_WHAT TO PRODUCE_
Quote from the first line below through the line that contains "fontweight='bold', color='#1a1a1a', zorder=3)", both included, and leave the pictures out.
================================
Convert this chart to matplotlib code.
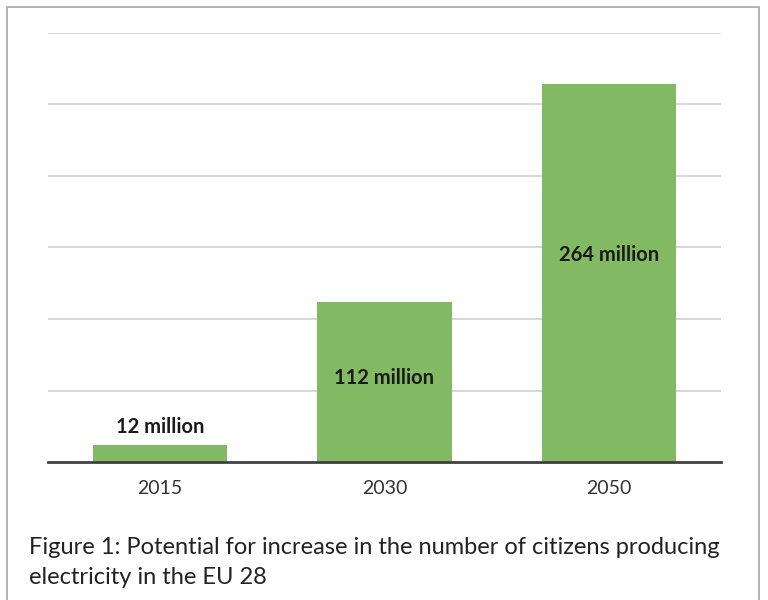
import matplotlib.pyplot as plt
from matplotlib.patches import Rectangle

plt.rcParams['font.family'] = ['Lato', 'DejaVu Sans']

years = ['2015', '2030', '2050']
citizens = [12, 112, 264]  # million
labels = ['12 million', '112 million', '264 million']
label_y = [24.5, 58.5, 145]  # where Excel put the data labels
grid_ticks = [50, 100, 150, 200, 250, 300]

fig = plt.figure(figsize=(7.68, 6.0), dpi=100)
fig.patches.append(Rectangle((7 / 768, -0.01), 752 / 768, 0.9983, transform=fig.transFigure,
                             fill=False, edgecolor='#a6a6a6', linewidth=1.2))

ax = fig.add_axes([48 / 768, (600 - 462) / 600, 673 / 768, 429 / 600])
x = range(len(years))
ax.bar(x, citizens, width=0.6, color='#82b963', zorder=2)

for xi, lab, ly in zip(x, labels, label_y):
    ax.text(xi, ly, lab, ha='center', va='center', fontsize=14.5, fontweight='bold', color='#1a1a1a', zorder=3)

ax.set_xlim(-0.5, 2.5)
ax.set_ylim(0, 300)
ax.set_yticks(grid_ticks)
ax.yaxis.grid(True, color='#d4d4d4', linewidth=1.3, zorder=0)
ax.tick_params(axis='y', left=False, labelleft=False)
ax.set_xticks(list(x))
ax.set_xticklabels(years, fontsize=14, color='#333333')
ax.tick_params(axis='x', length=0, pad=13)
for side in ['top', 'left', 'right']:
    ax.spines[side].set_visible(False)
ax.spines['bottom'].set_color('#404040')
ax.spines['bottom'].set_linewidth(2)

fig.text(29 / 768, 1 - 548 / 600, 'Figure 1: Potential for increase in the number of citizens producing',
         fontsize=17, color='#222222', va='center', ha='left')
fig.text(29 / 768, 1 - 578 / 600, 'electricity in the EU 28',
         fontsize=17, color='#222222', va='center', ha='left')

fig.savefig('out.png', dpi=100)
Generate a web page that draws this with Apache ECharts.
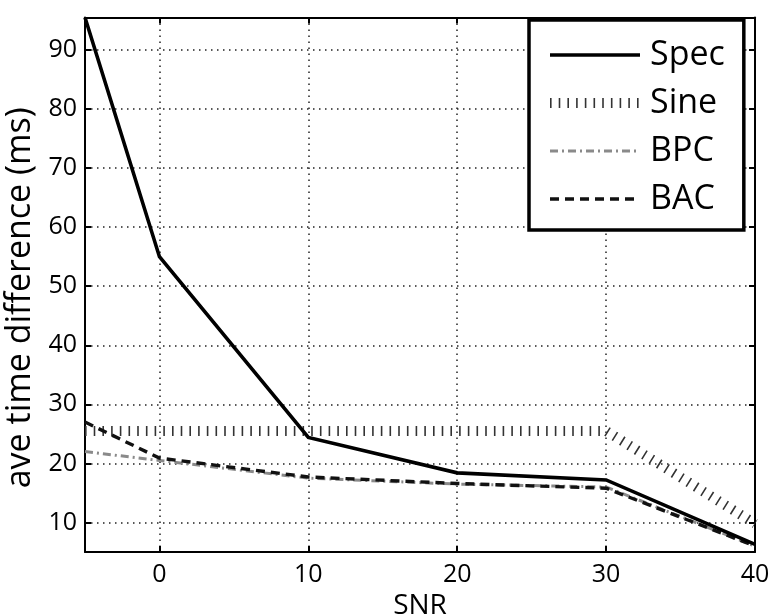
================================
_OUTPUT BELOW_
Convert this chart to matplotlib code.
import matplotlib.pyplot as plt
from matplotlib.patches import Rectangle

plt.rcParams['font.family'] = ['Lato', 'DejaVu Sans']

years = ['2015', '2030', '2050']
citizens = [12, 112, 264]  # million
labels = ['12 million', '112 million', '264 million']
label_y = [24.5, 58.5, 145]  # where Excel put the data labels
grid_ticks = [50, 100, 150, 200, 250, 300]

fig = plt.figure(figsize=(7.68, 6.0), dpi=100)
fig.patches.append(Rectangle((7 / 768, -0.01), 752 / 768, 0.9983, transform=fig.transFigure,
                             fill=False, edgecolor='#a6a6a6', linewidth=1.2))

ax = fig.add_axes([48 / 768, (600 - 462) / 600, 673 / 768, 429 / 600])
x = range(len(years))
ax.bar(x, citizens, width=0.6, color='#82b963', zorder=2)

for xi, lab, ly in zip(x, labels, label_y):
    ax.text(xi, ly, lab, ha='center', va='center', fontsize=14.5, fontweight='bold', color='#1a1a1a', zorder=3)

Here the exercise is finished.